1:14 p.m., May 16, 2005--Noah Tennant, vice principal and director of guidance at Westfield, N.J., High School and UD alumnus, was the featured speaker at the ASPIRE Student Recognition Luncheon for students and their families on April 30 in Clayton Hall.

ASPIRE--Academic Support Program Inspiring Renaissance Educators--identifies and recruits academically prepared candidates from underrepresented groups who are interested in becoming teachers.

Tennant is a former ASPIRE student at UD who majored in English, minored in linguistics and concentrated in secondary education, graduating with his bachelor’s degree in English education in 1998. A seventh- and eighth-grade teacher in Westfield for four years before moving into educational administration, he is currently working on a doctorate at the University of Pennsylvania. His dissertation topic is “Black Students/White Schools: The Institutional Factors That Nurture or Inhibit Success.”

“We try to ensure the academic success of our ASPIRE students through various retention programs, including academic, personal and career-related assistance,” Sylvia Brooks, ASPIRE coordinator, said. “Our goal is that every ASPIRE candidate who is admitted to an undergraduate professional education program will graduate from the University.”

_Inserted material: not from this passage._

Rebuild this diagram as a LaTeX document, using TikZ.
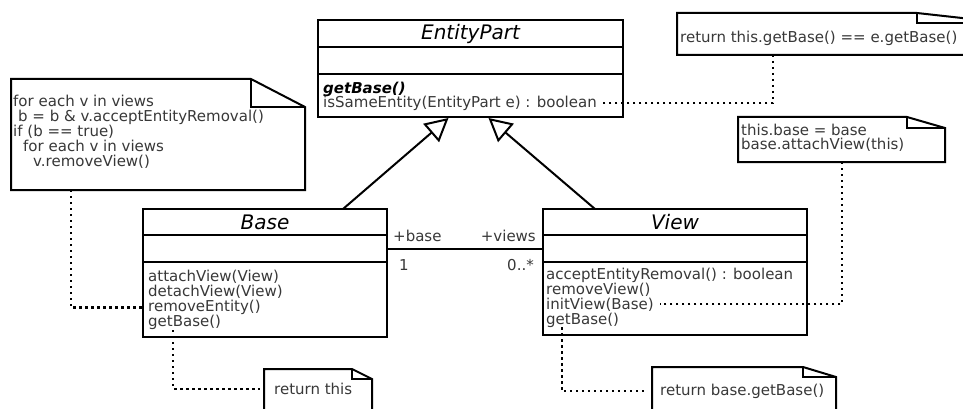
\documentclass[tikz,border=0pt]{standalone}
\usepackage{fontspec}
\setmainfont{DejaVu Sans}
\usetikzlibrary{arrows.meta, positioning}

% note with a folded corner: name, x, y, width, height, fold width, fold height
\newcommand{\umlnote}[7]{%
  \node[notebg, anchor=north west, minimum width=#4pt, minimum height=#5pt] (#1) at (#2,#3) {};
  \draw[noteline, fill=white] (#1.north west) -- ([xshift=-#6pt]#1.north east)
    -- ([yshift=-#7pt]#1.north east) -- (#1.south east) -- (#1.south west) -- cycle;
  \draw[noteline] ([xshift=-#6pt]#1.north east) |- ([yshift=-#7pt]#1.north east);
}

\begin{document}
\begin{tikzpicture}[x=1pt, y=-1pt,
  compart/.style={rectangle, draw=black, line width=2pt, inner sep=0pt,
                  outer sep=0pt, fill=white},
  classname/.style={compart, font=\fontsize{20}{22}\selectfont\itshape},
  op/.style={inner sep=0pt, anchor=base west, text=black!78,
             font=\fontsize{15}{15}\selectfont},
  notetext/.style={inner sep=0pt, anchor=north west, align=left, text=black!78,
                   font=\fontsize{15}{15}\selectfont},
  role/.style={inner sep=0pt, text=black!78, font=\fontsize{15}{15}\selectfont},
  notebg/.style={inner sep=0pt, outer sep=0pt},
  noteline/.style={line width=2pt, line join=miter},
  dotline/.style={line width=2.2pt, dash pattern=on 2.2pt off 3.8pt},
  inherit/.style={line width=2pt, -{Triangle[length=23pt, width=24pt, fill=white]}},
  assoc/.style={line width=2pt},
]
  \useasboundingbox (0,0) rectangle (963,409);
  \fill[white] (0,0) rectangle (963,409);
  \clip (0,0) rectangle (963,409);

  % notes
  \umlnote{noteremove}{11}{79}{294}{111}{54}{28}
  \umlnote{notesame}{677}{13}{330}{42}{90}{10}
  \umlnote{noteinit}{738}{117}{207}{45}{38}{11}
  \umlnote{notethis}{264}{369}{108}{60}{20}{10}
  \umlnote{notebase}{652}{367}{184}{60}{33}{10}

  \node[notetext] (noteremovetxt) at ([xshift=2pt, yshift=-15.6pt]noteremove.north west)
    {for each v in views\\\hspace*{5pt}b = b \& v.acceptEntityRemoval()\\if (b == true)\\\hspace*{10pt}for each v in views\\\hspace*{20pt}v.removeView()};
  \node[notetext] (notesametxt) at ([xshift=3pt, yshift=-18pt]notesame.north west)
    {return this.getBase() == e.getBase()};
  \node[notetext, font=\fontsize{15}{14.3}\selectfont] (noteinittxt) at ([xshift=3pt, yshift=-6.6pt]noteinit.north west)
    {this.base = base\\base.attachView(this)};
  \node[notetext] (notethistxt) at ([xshift=10pt, yshift=-13.6pt]notethis.north west) {return this};
  \node[notetext] (notebasetxt) at ([xshift=8pt, yshift=-16.6pt]notebase.north west) {return base.getBase()};

  % classes
  \node[classname, minimum width=305pt, minimum height=27pt, anchor=north west] (entity) at (318,20) {EntityPart};
  \node[compart, minimum width=305pt, minimum height=27pt, below=0pt of entity] (entityattr) {};
  \node[compart, minimum width=305pt, minimum height=43pt, below=0pt of entityattr] (entityops) {};

  \node[classname, minimum width=244pt, minimum height=26pt, anchor=north west] (base) at (143,209) {Base};
  \node[compart, minimum width=244pt, minimum height=27pt, below=0pt of base] (baseattr) {};
  \node[compart, minimum width=244pt, minimum height=75pt, below=0pt of baseattr] (baseops) {};

  \node[classname, minimum width=264pt, minimum height=26pt, anchor=north west] (view) at (543,209) {View};
  \node[compart, minimum width=264pt, minimum height=27pt, below=0pt of view] (viewattr) {};
  \node[compart, minimum width=264pt, minimum height=73pt, below=0pt of viewattr] (viewops) {};

  % operations
  \node[op, text=black, font=\fontsize{15}{15}\selectfont\bfseries\itshape] (epGetBase)
    at ([xshift=5pt, yshift=-19.5pt]entityops.north west) {getBase()};
  \node[op] (epSame) at ([yshift=-14pt]epGetBase.base west) {isSameEntity(EntityPart e) : boolean};

  \node[op] (bAttach) at ([xshift=5pt, yshift=-19.7pt]baseops.north west) {attachView(View)};
  \node[op] (bDetach) at ([yshift=-15pt]bAttach.base west) {detachView(View)};
  \node[op] (bRemove) at ([yshift=-15pt]bDetach.base west) {removeEntity()};
  \node[op] (bGetBase) at ([yshift=-15pt]bRemove.base west) {getBase()};

  \node[op] (vAccept) at ([xshift=3pt, yshift=-17pt]viewops.north west) {acceptEntityRemoval() : boolean};
  \node[op] (vRemove) at ([yshift=-15pt]vAccept.base west) {removeView()};
  \node[op] (vInit) at ([yshift=-15pt]vRemove.base west) {initView(Base)};
  \node[op] (vGetBase) at ([yshift=-15pt]vInit.base west) {getBase()};

  % relations
  \draw[inherit] ([xshift=78pt]base.north) -- ([xshift=-22pt, yshift=-1pt]entityops.south);
  \draw[inherit] ([xshift=-80pt]view.north) -- ([xshift=18pt, yshift=-1pt]entityops.south);

  \draw[assoc] (baseattr.east) -- (viewattr.west);
  \node[role, anchor=base west] (roleBase) at ([xshift=6pt, yshift=7pt]baseattr.east) {+base};
  \node[role, anchor=base west] (multBase) at ([xshift=12pt, yshift=-21.5pt]baseattr.east) {1};
  \node[role, anchor=base east] (roleViews) at ([xshift=-7pt, yshift=7pt]viewattr.west) {+views};
  \node[role, anchor=base east] (multViews) at ([xshift=-9pt, yshift=-21.5pt]viewattr.west) {0..*};

  % note links
  \draw[dotline] ([xshift=60pt]noteremove.south west) |- (baseops.west |- bRemove.west);
  \draw[dotline] ([xshift=96pt]notesame.south west) |- ([xshift=3pt]epSame.east);
  \draw[dotline] ([xshift=104pt]noteinit.south west) |- ([xshift=6pt]vInit.east);
  \draw[dotline] ([xshift=25pt]bGetBase.south west) |- ([xshift=-4pt]notethis.west |- notethistxt.west);
  \draw[dotline] ([xshift=16pt]vGetBase.south west) |- ([xshift=-4pt]notebase.west |- notebasetxt.west);
\end{tikzpicture}
\end{document}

Since its inception, 212 ASPIRE students have graduated from UD undergraduate teacher education programs. Initial data from a survey being conducted this spring indicates that many of these ASPIRE graduates are teaching.

“Of the 122 graduates who have responded so far,” Barbara Van Dornick, associate director of the Delaware Center for Teacher Education, said, “118 of them are teaching or working as an administrator in a school, and 80 of them--that’s just over 65 percent--are currently working in a school in Delaware.”

ASPIRE was developed in 1991 for the Elementary Teacher Education program in what was then UD’s College of Education. When the Delaware Center for Teacher Education was created in 1997 as a unit of the new College of Human Services, Education and Public Policy, ASPIRE became part of the center and was extended to candidates in all of the UD colleges that house undergraduate professional education programs: Agriculture and Natural Resources, Arts and Sciences, and Health and Nursing Sciences, as well as Human Services, Education and Public Policy. The ASPIRE Advisory Board, with representatives from each of the four colleges, meets regularly throughout the year to plan and review recruitment activities, monitor candidates’ progress and recommend retention strategies, and make scholarship decisions.

Three years ago, students in ASPIRE applied to the University for recognition as an official student organization. The student-run organization has become very active on campus and, through its social and community outreach efforts, has increased the visibility of the ASPIRE program both on campus and within the broader educational community.

In addition to the general University scholarships, Avon, Coca Cola and the Hearst Foundation have provided funding. In recognition of the success of ASPIRE, the Hearst Foundation awarded the University additional scholarship funds this spring.